Dzielnicowi. Sól policyjnej formacji
08.02.2022 • Joanna Węgrzyniak
O dzielnicowych mówi się sporo, a jeszcze więcej można napisać. Na przestrzeni lat pojęcie, wyobrażenie, a wreszcie rzeczywistość wiążąca się z tą funkcją, mocno ewaluowały. Warto więc pokazać bliżej ludzi, którzy są tymi „osławionymi” dzielnicowymi i to dzielnicowymi z prawdziwego zdarzenia, a także jakby nie brzmiało to trywialnie, z powołania. Czwórka dzielnicowych, o których mowa, to policjanci z komisariatów, niedużych, takich w których jest nieco ponad 30 etatów. A to oznacza, że jeśli się tam służy, to trzeba umieć wszystko i ze wszystkim dawać sobie radę. Śmiem twierdzić, że te dwa komisariaty dzielnicowymi stoją, tymi dzielnicowymi...
Foto: Joanna Węgrzyniak
Asp. sztab. Stanisław Siwek, 18 lat w Policji, od 2009 roku dzielnicowy, od zawsze na terenie osiedla Stara Miłosna.
Skoro jest Staszek, to zaraz obok natychmiast musi pojawić się asp. sztab. Artur Zielski, policjant od 2007 roku, od 2009, kilka miesięcy po Stasiu, dzielnicowy i też z rejonem w Starej Miłośnie, tylko w drugiej jej części.

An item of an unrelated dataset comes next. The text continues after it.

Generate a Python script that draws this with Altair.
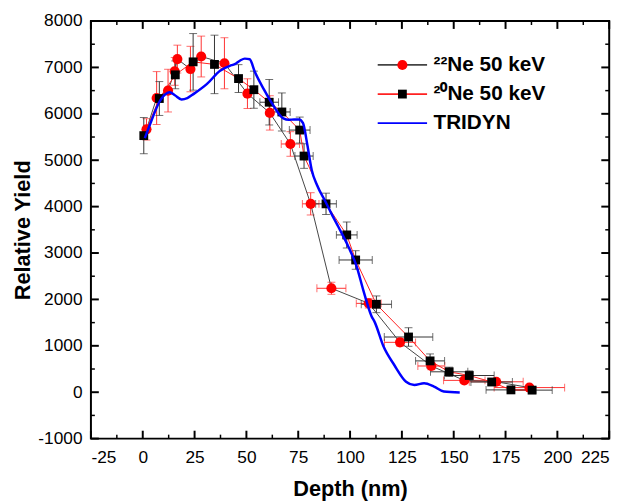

Obaj od początku służby związani z komisariatem w Wesołej. Starą Miłosnę znają jak własną kieszeń, poznali tam każdy zakamarek, każdą przysłowiową dziurę, ale co ważne, także ludzi. No i, o czym szerzej później, poznali również siebie nawzajem, na wskroś, do tego z olbrzymią sympatią, przyjaźnią i wielkim wzajemnym szacunkiem. Relacja pomiędzy nimi jest godna uwagi i podziwu.

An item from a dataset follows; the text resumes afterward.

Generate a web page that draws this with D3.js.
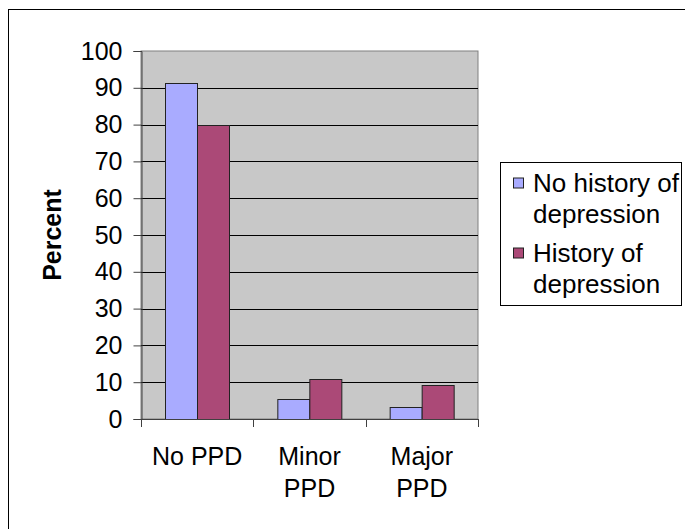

Ze Staśkiem i Arturem ze Starej Miłosnej rozmawiam u siebie w pokoju służbowym. Znamy się przysłowiowe 100 lat. Pamiętam, kiedy pojawili się, jak to zawsze mawiam w „uroczym domeczku”, w starym komisariacie w Wesołej. Ilekroć o nich myślę od razu się uśmiecham. Teraz jak tylko przyjechali, otworzyli drzwi do pokoju, od razu zrobiło się wokół jaśniej, milej, radośniej i pozytywniej. Nigdy nie słyszałam, by któryś z nich narzekał, jęczał, że ma coś zrobić, albo że czegoś jest za dużo lub, że się nie da, że to bez sensu. Nawet jeśli czasem tak faktycznie jest, to oni są jeszcze z tej starej, dobrej szkoły i doskonale wiedzą i rozumieją, że przecież i tak trzeba się sprawą zająć, a łatwiej zawsze, kiedy obejdzie się bez marudzenia. Nigdy też nie spotkałam się z sytuacją, by któryś z nich czegoś, na temat związany ze swoim rejonem, zdarzeniem stamtąd lub mieszkańcem, nie wiedział. Ile razy potrzebowałam informacji, choćby dla dziennikarzy, wystarczył krótki telefon, rzucone szybko hasło, miejsce, nazwisko, data, cokolwiek i już po drugiej stronie słuchawki słyszałam potok słów. Otrzymywałam pełną wiedzę, wszystkie informacje, ot tak od ręki, i to "wysypane wprost z rękawa". Pełen profesjonalizm.
Foto: Joanna Węgrzyniak
Panowie jak to się stało, że trafiliście w rejon, dlaczego dzielnicowi, skąd ten pomysł?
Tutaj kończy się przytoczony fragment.